** begin PROVIDED MATERIAL **

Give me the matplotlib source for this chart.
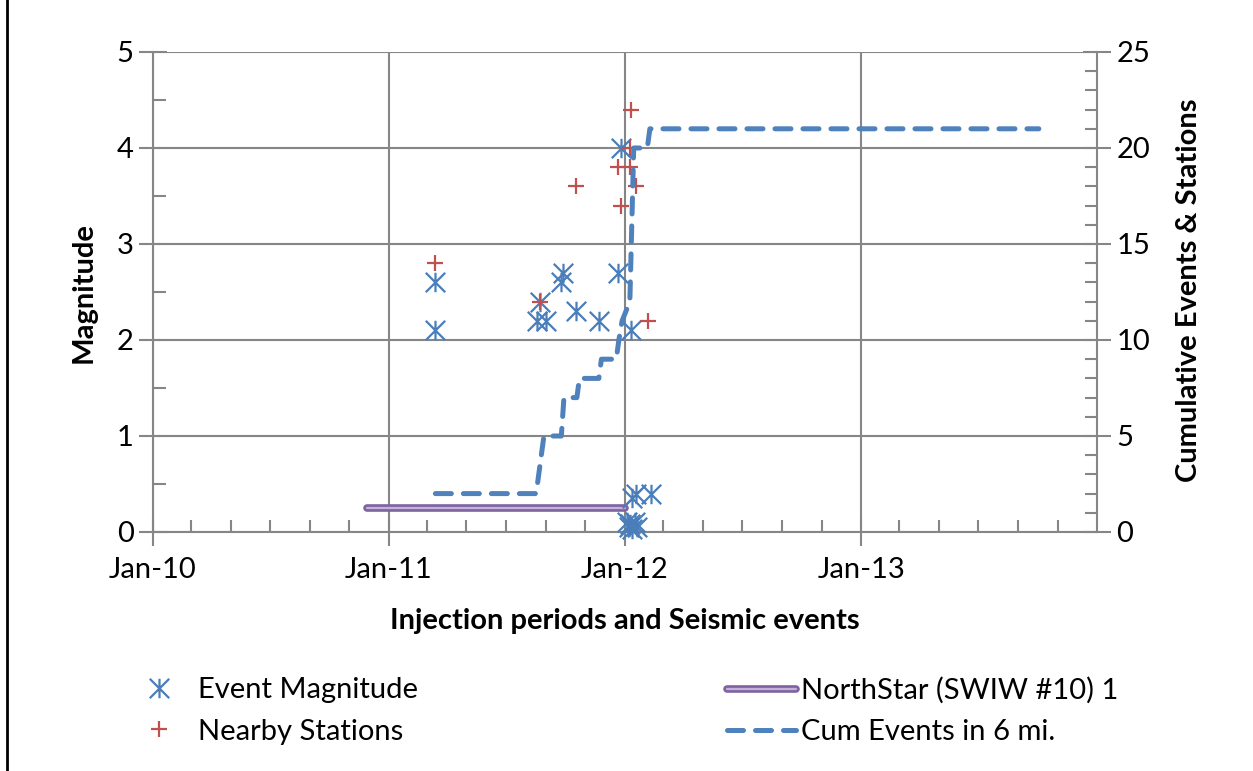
import pandas as pd
import matplotlib
matplotlib.use('Agg')
import matplotlib.pyplot as plt
import matplotlib.dates as mdates
import matplotlib.patheffects as pe
from matplotlib.path import Path
from matplotlib.lines import Line2D
from matplotlib.ticker import MultipleLocator

plt.rcParams['font.family'] = ['Lato', 'DejaVu Sans']

# Event magnitudes
event_dates = ['2011-03-14', '2011-03-14', '2011-08-18', '2011-08-23', '2011-09-01',
               '2011-09-25', '2011-09-27', '2011-10-18', '2011-11-22', '2011-12-21',
               '2011-12-27', '2012-01-11', '2012-01-12', '2012-01-18', '2012-02-11',
               '2012-01-04', '2012-01-07', '2012-01-10', '2012-01-13', '2012-01-17',
               '2012-01-20']
event_mag = [2.6, 2.1, 2.2, 2.4, 2.2,
             2.6, 2.7, 2.3, 2.2, 2.7,
             4.0, 2.1, 0.35, 0.4, 0.4,
             0.1, 0.05, 0.08, 0.03, 0.1,
             0.05]

# Nearby stations
station_dates = ['2011-03-14', '2011-08-23', '2011-10-18', '2011-12-22', '2012-01-09',
                 '2011-12-27', '2012-01-11', '2012-01-10', '2012-01-19', '2012-02-06']
station_vals = [2.8, 2.4, 3.6, 3.8, 3.8,
                3.4, 4.4, 4.0, 3.6, 2.2]

# NorthStar (SWIW #10) 1 injection period
inj_dates = ['2010-11-28', '2012-01-01']
inj_vals = [0.25, 0.25]

# Cumulative events in 6 mi (secondary axis)
cum_dates = ['2011-03-14', '2011-08-17', '2011-08-29', '2011-09-25', '2011-09-29',
             '2011-10-19', '2011-10-23', '2011-11-22', '2011-11-26', '2011-12-19',
             '2011-12-23', '2011-12-28', '2012-01-09', '2012-01-15', '2012-02-05',
             '2012-02-09', '2013-10-03']
cum_vals = [2, 2, 5, 5, 7,
            7, 8, 8, 9, 9,
            10, 11, 12, 20, 20,
            21, 21]

grey = '#868686'
star = Path([(0, -1), (0, 1), (-1, -1), (1, 1), (-1, 1), (1, -1)],
            [Path.MOVETO, Path.LINETO, Path.MOVETO, Path.LINETO, Path.MOVETO, Path.LINETO])

W, H = 1253, 771
fig = plt.figure(figsize=(W / 100, H / 100), dpi=100)
ax = fig.add_axes([153 / W, (H - 532) / H, (1097 - 153) / W, 480 / H])
ax2 = ax.twinx()

ax.set_xlim(pd.Timestamp('2010-01-01'), pd.Timestamp('2014-01-01'))
ax.set_ylim(0, 5)
ax2.set_ylim(0, 25)

ax.xaxis.set_major_formatter(mdates.DateFormatter('%b-%y'))
ax.xaxis.set_minor_locator(mdates.MonthLocator(bymonth=[3, 5, 7, 9, 11]))
ax.set_xticks([pd.Timestamp(f'{y}-01-01') for y in (2010, 2011, 2012, 2013)])
ax.yaxis.set_major_locator(MultipleLocator(1))
ax.yaxis.set_minor_locator(MultipleLocator(0.5))
ax2.yaxis.set_major_locator(MultipleLocator(5))
ax2.yaxis.set_minor_locator(MultipleLocator(1))

ax.grid(True, which='major', color=grey, lw=1.5)
ax.set_axisbelow(True)
for a in (ax, ax2):
    for s in a.spines.values():
        s.set_color(grey)
        s.set_linewidth(1.5)
    a.spines['top'].set_visible(False)
ax.spines['right'].set_visible(False)
ax2.spines['left'].set_visible(False)
ax2.spines['bottom'].set_visible(False)

ax.tick_params(axis='both', which='major', direction='inout', length=20, width=1.5,
               color=grey, labelsize=21, pad=4)
ax.tick_params(axis='x', which='major', pad=8)
ax.tick_params(axis='both', which='minor', direction='in', length=9, width=1.5, color=grey)
ax2.tick_params(axis='y', which='major', direction='inout', length=20, width=1.5,
                color=grey, labelsize=21, pad=4)
ax2.tick_params(axis='y', which='minor', direction='in', length=9, width=1.5, color=grey)

ax.plot(pd.to_datetime(inj_dates), inj_vals, color='#C2B4D8', lw=1.6,
        solid_capstyle='round', label='NorthStar (SWIW #10) 1', zorder=3,
        path_effects=[pe.Stroke(linewidth=5.5, foreground='#8064A2', capstyle='round'), pe.Normal()])
ax.plot(pd.to_datetime(event_dates), event_mag, ls='none', marker=star, ms=14,
        mew=1.6, color='#4A7EBB', label='Event Magnitude', clip_on=False, zorder=4)
ax.plot(pd.to_datetime(station_dates), station_vals, ls='none', marker='+', ms=11,
        mew=1.6, color='#C0504D', label='Nearby Stations', zorder=5)

ax2.plot(pd.to_datetime(cum_dates), cum_vals, color='#4F81BD', lw=3.6,
         ls=(0, (3.2, 2.4)), dash_capstyle='round', label='Cum Events in 6 mi.')

fig.text(84 / W, 1 - 293 / H, 'Magnitude', rotation=90, ha='center', va='center',
         fontsize=21, fontweight='bold')
fig.text(1189 / W, 1 - 290 / H, 'Cumulative Events & Stations', rotation=90,
         ha='center', va='center', fontsize=21, fontweight='bold')
fig.text(625 / W, 1 - 621 / H, 'Injection periods and Seismic events', ha='center',
         va='center', fontsize=21, fontweight='bold')

h1, l1 = ax.get_legend_handles_labels()
h2, l2 = ax2.get_legend_handles_labels()
fig.legend([h1[1], h1[2]], [l1[1], l1[2]], loc='center left',
           bbox_to_anchor=(144 / W, 1 - 711 / H), frameon=False, fontsize=21,
           handlelength=1.0, handletextpad=0.85, borderpad=0, borderaxespad=0,
           labelspacing=0.52)
fig.legend([h1[0], h2[0]], [l1[0], l2[0]], loc='center left',
           bbox_to_anchor=(727 / W, 1 - 711 / H), frameon=False, fontsize=21,
           handlelength=2.37, handletextpad=0.15, borderpad=0, borderaxespad=0,
           labelspacing=0.52)

fig.add_artist(Line2D([7 / W, 7 / W], [0, 1], color='black', lw=2))

fig.savefig('out.png', dpi=100)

** end PROVIDED MATERIAL **

◆ WHAT IS REQUIRED ◆
Working from the material above, transcribe it exactly while omitting pictures.

◆ REPLY TO THE EXERCISE ◆
Give me the matplotlib source for this chart.
import pandas as pd
import matplotlib
matplotlib.use('Agg')
import matplotlib.pyplot as plt
import matplotlib.dates as mdates
import matplotlib.patheffects as pe
from matplotlib.path import Path
from matplotlib.lines import Line2D
from matplotlib.ticker import MultipleLocator

plt.rcParams['font.family'] = ['Lato', 'DejaVu Sans']

# Event magnitudes
event_dates = ['2011-03-14', '2011-03-14', '2011-08-18', '2011-08-23', '2011-09-01',
               '2011-09-25', '2011-09-27', '2011-10-18', '2011-11-22', '2011-12-21',
               '2011-12-27', '2012-01-11', '2012-01-12', '2012-01-18', '2012-02-11',
               '2012-01-04', '2012-01-07', '2012-01-10', '2012-01-13', '2012-01-17',
               '2012-01-20']
event_mag = [2.6, 2.1, 2.2, 2.4, 2.2,
             2.6, 2.7, 2.3, 2.2, 2.7,
             4.0, 2.1, 0.35, 0.4, 0.4,
             0.1, 0.05, 0.08, 0.03, 0.1,
             0.05]

# Nearby stations
station_dates = ['2011-03-14', '2011-08-23', '2011-10-18', '2011-12-22', '2012-01-09',
                 '2011-12-27', '2012-01-11', '2012-01-10', '2012-01-19', '2012-02-06']
station_vals = [2.8, 2.4, 3.6, 3.8, 3.8,
                3.4, 4.4, 4.0, 3.6, 2.2]

# NorthStar (SWIW #10) 1 injection period
inj_dates = ['2010-11-28', '2012-01-01']
inj_vals = [0.25, 0.25]

# Cumulative events in 6 mi (secondary axis)
cum_dates = ['2011-03-14', '2011-08-17', '2011-08-29', '2011-09-25', '2011-09-29',
             '2011-10-19', '2011-10-23', '2011-11-22', '2011-11-26', '2011-12-19',
             '2011-12-23', '2011-12-28', '2012-01-09', '2012-01-15', '2012-02-05',
             '2012-02-09', '2013-10-03']
cum_vals = [2, 2, 5, 5, 7,
            7, 8, 8, 9, 9,
            10, 11, 12, 20, 20,
            21, 21]

grey = '#868686'
star = Path([(0, -1), (0, 1), (-1, -1), (1, 1), (-1, 1), (1, -1)],
            [Path.MOVETO, Path.LINETO, Path.MOVETO, Path.LINETO, Path.MOVETO, Path.LINETO])

W, H = 1253, 771
fig = plt.figure(figsize=(W / 100, H / 100), dpi=100)
ax = fig.add_axes([153 / W, (H - 532) / H, (1097 - 153) / W, 480 / H])
ax2 = ax.twinx()

ax.set_xlim(pd.Timestamp('2010-01-01'), pd.Timestamp('2014-01-01'))
ax.set_ylim(0, 5)
ax2.set_ylim(0, 25)

ax.xaxis.set_major_formatter(mdates.DateFormatter('%b-%y'))
ax.xaxis.set_minor_locator(mdates.MonthLocator(bymonth=[3, 5, 7, 9, 11]))
ax.set_xticks([pd.Timestamp(f'{y}-01-01') for y in (2010, 2011, 2012, 2013)])
ax.yaxis.set_major_locator(MultipleLocator(1))
ax.yaxis.set_minor_locator(MultipleLocator(0.5))
ax2.yaxis.set_major_locator(MultipleLocator(5))
ax2.yaxis.set_minor_locator(MultipleLocator(1))

ax.grid(True, which='major', color=grey, lw=1.5)
ax.set_axisbelow(True)
for a in (ax, ax2):
    for s in a.spines.values():
        s.set_color(grey)
        s.set_linewidth(1.5)
    a.spines['top'].set_visible(False)
ax.spines['right'].set_visible(False)
ax2.spines['left'].set_visible(False)
ax2.spines['bottom'].set_visible(False)

ax.tick_params(axis='both', which='major', direction='inout', length=20, width=1.5,
               color=grey, labelsize=21, pad=4)
ax.tick_params(axis='x', which='major', pad=8)
ax.tick_params(axis='both', which='minor', direction='in', length=9, width=1.5, color=grey)
ax2.tick_params(axis='y', which='major', direction='inout', length=20, width=1.5,
                color=grey, labelsize=21, pad=4)
ax2.tick_params(axis='y', which='minor', direction='in', length=9, width=1.5, color=grey)

ax.plot(pd.to_datetime(inj_dates), inj_vals, color='#C2B4D8', lw=1.6,
        solid_capstyle='round', label='NorthStar (SWIW #10) 1', zorder=3,
        path_effects=[pe.Stroke(linewidth=5.5, foreground='#8064A2', capstyle='round'), pe.Normal()])
ax.plot(pd.to_datetime(event_dates), event_mag, ls='none', marker=star, ms=14,
        mew=1.6, color='#4A7EBB', label='Event Magnitude', clip_on=False, zorder=4)
ax.plot(pd.to_datetime(station_dates), station_vals, ls='none', marker='+', ms=11,
        mew=1.6, color='#C0504D', label='Nearby Stations', zorder=5)

ax2.plot(pd.to_datetime(cum_dates), cum_vals, color='#4F81BD', lw=3.6,
         ls=(0, (3.2, 2.4)), dash_capstyle='round', label='Cum Events in 6 mi.')

fig.text(84 / W, 1 - 293 / H, 'Magnitude', rotation=90, ha='center', va='center',
         fontsize=21, fontweight='bold')
fig.text(1189 / W, 1 - 290 / H, 'Cumulative Events & Stations', rotation=90,
         ha='center', va='center', fontsize=21, fontweight='bold')
fig.text(625 / W, 1 - 621 / H, 'Injection periods and Seismic events', ha='center',
         va='center', fontsize=21, fontweight='bold')

h1, l1 = ax.get_legend_handles_labels()
h2, l2 = ax2.get_legend_handles_labels()
fig.legend([h1[1], h1[2]], [l1[1], l1[2]], loc='center left',
           bbox_to_anchor=(144 / W, 1 - 711 / H), frameon=False, fontsize=21,
           handlelength=1.0, handletextpad=0.85, borderpad=0, borderaxespad=0,
           labelspacing=0.52)
fig.legend([h1[0], h2[0]], [l1[0], l2[0]], loc='center left',
           bbox_to_anchor=(727 / W, 1 - 711 / H), frameon=False, fontsize=21,
           handlelength=2.37, handletextpad=0.15, borderpad=0, borderaxespad=0,
           labelspacing=0.52)

fig.add_artist(Line2D([7 / W, 7 / W], [0, 1], color='black', lw=2))

fig.savefig('out.png', dpi=100)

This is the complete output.